Step 2: Pre-Onboarding Due Diligence Checklist
Before signing a contract with a new processor:
Security and Compliance
- Do they hold a relevant security certification? (ISO 27001, SOC 2 Type II, CSA STAR)
- Is their ISO/SOC certification current and in scope for the services you are using?
- Have they had any significant data breaches in the past 3 years? If yes, how were they handled?
- Do they conduct regular penetration testing? Are reports available on request?
- What encryption standards do they apply at rest and in transit?
- Do they have a documented vulnerability management programme?
Data Location and Transfers
- Where is data stored? Which countries? Which data centres?
- Do they store or process data outside the EU/EEA?
- If yes, what transfer mechanism do they rely on? (Adequacy, DPF, SCCs)
- Is their SCCs/DPF status current?
Sub-processors
- Do they use sub-processors? Who are they?
- Is their sub-processor list publicly available?
- Are all sub-processors bound by equivalent data protection obligations?
Incident Response
- What is their breach notification commitment? (Standard GDPR is 72 hours to DPA; many enterprise contracts require 24-hour notification to the controller)
- Do they have a documented incident response plan?
- How do they communicate incidents to customers?
Contractual
- Do they offer a GDPR-compliant DPA?
- Does the DPA meet Article 28(3) requirements?
- Do they accept processor audit rights?
- What are the data deletion/return commitments on contract termination?
Step 3: Required Documentation
Before processing begins, obtain and file:
- Signed DPA — executed copy in your records (not just a link to their terms page)
- Security certification — current certificate (ISO 27001, SOC 2)
- Sub-processor list — their current list
- Transfer mechanism documentation — SCCs (executed), DPF certification record, or adequacy country confirmation
- Privacy policy / data handling documentation — their published policy
- TOMs annex — technical and organisational security measures (usually part of the DPA)
Step 4: Ongoing Monitoring
Due diligence is not a one-time exercise. Maintain ongoing oversight:
Annually:
- Verify security certifications are renewed and in scope
- Review sub-processor lists for changes (you should be notified per your DPA, but verify)

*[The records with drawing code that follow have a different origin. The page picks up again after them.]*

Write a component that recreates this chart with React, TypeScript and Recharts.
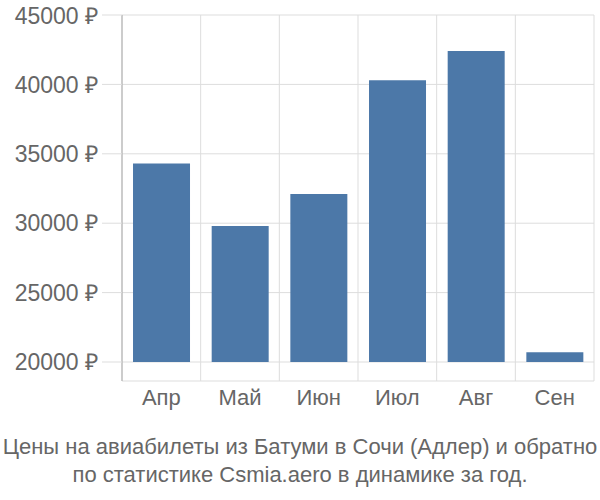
import React from 'react';
import { BarChart, Bar, XAxis, YAxis, CartesianGrid } from 'recharts';

const months = ['Апр', 'Май', 'Июн', 'Июл', 'Авг', 'Сен'];
const prices = [34300, 29800, 32100, 40300, 42400, 20700];
const yTicks = [20000, 25000, 30000, 35000, 40000, 45000];
const baseValue = 20000;

const data = months.map((m, i) => ({ month: m, range: [baseValue, prices[i]] }));

const boundaryLines = ({ offset }: any) => {
  const step = offset.width / months.length;
  return months.map((_, i) => offset.left + step * i).concat(offset.left + offset.width);
};

const App = () => {
  return (
    <div style={{ position: 'absolute', left: 0, top: 0, width: 600, height: 500, background: '#fff', fontFamily: '"Liberation Sans", Arial, sans-serif' }}>
      <BarChart width={600} height={420} data={data} margin={{ top: 15, right: 6, left: 0, bottom: 0 }} barCategoryGap="14%">
        <CartesianGrid stroke="#ddd" verticalCoordinatesGenerator={boundaryLines} />
        <XAxis
          dataKey="month"
          height={39}
          axisLine={false}
          tickLine={false}
          tick={{ fill: '#666', fontSize: 22 }}
          tickMargin={2}
        />
        <YAxis
          width={122}
          domain={[baseValue - 5000 * 19 / 69.4, 45000]}
          ticks={yTicks}
          allowDataOverflow
          axisLine={{ stroke: '#aaa' }}
          tickLine={{ stroke: '#ddd' }}
          tickSize={20}
          tickMargin={4}
          tick={{ fill: '#666', fontSize: 23 }}
          tickFormatter={(v: number) => `${v} ₽`}
        />
        <Bar dataKey="range" fill="#4c78a8" isAnimationActive={false} />
      </BarChart>
      <div style={{ textAlign: 'center', color: '#666', fontSize: 22, lineHeight: '28px', marginTop: 13, whiteSpace: 'nowrap' }}>
        Цены на авиабилеты из Батуми в Сочи (Адлер) и обратно
        <br />
        по статистике Csmia.aero в динамике за год.
      </div>
    </div>
  );
};

export default App;
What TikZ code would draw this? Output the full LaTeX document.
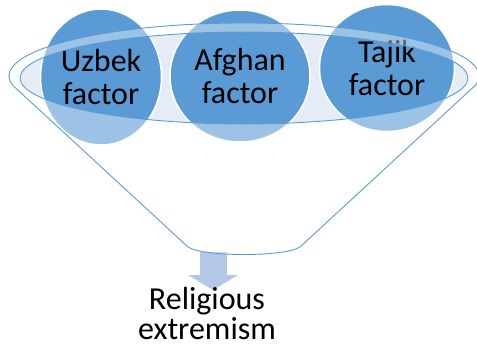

- Confirm transfer mechanisms are still valid
- Review any published security incident disclosures
On vendor notification:
- Review and approve (or object to) sub-processor additions within the notice period specified in your DPA
- Review security incident notifications and assess whether your breach notification obligations are triggered
On contract renewal:
- Re-run the pre-onboarding checklist — circumstances change
- Verify the DPA is still current and appropriate
Vendor Assessment Template
For each processor, maintain a record:
Vendor: [name]
Service: [what they do for us]
Data processed: [categories]
Data location: [countries/regions]
Transfer mechanism: [adequacy / DPF / SCCs — and date executed]
Security certifications:
- [ ] ISO 27001 — Expiry: [date]
- [ ] SOC 2 Type II — Report date: [date]
- [ ] Other: [specify]
DPA:
- Status: Signed / Not required / Outstanding
- Date signed: [date]
- Version: [version or date of their DPA terms]
Sub-processors:
- List location: [URL or document]
- Last reviewed: [date]
- Any concerns: [notes]
Breach notification commitment: [hours]
Last reviewed: [date]
Next review: [date]
Notes: [any concerns or outstanding items]
Red Flags During Vendor Assessment
Treat these as blockers unless resolved:
| Red flag | Why it matters |
|---|---|
| No DPA available or refuses to sign | Article 28 makes a DPA mandatory — no DPA = unlawful processing |
| Security certification expired or out of scope | A lapsed cert provides no assurance — request current documentation |
| Data stored in non-adequate, non-SCC country without transfer mechanism | Unlawful transfer |
| Breach history with poor handling | Indicates systemic security culture issues |
| No sub-processor list available | You cannot audit sub-processing without knowing who sub-processes |
| Unlimited sub-processor changes without notice | Your DPA should give you advance notice rights |
| No audit rights | Article 28(3)(h) requires audit rights — a vendor who refuses has a problem |
SaaS-Specific Note: Your Sub-Processor Due Diligence Affects Your Customers
When you conduct due diligence on your processors, you are also protecting your customers. If one of your sub-processors suffers a breach affecting your customers' user data, you are liable — and your customers will look to you.
Publishing a transparent sub-processor list, maintaining current DPAs with all processors, and conducting documented due diligence is increasingly a competitive differentiator in enterprise sales — not just a compliance obligation.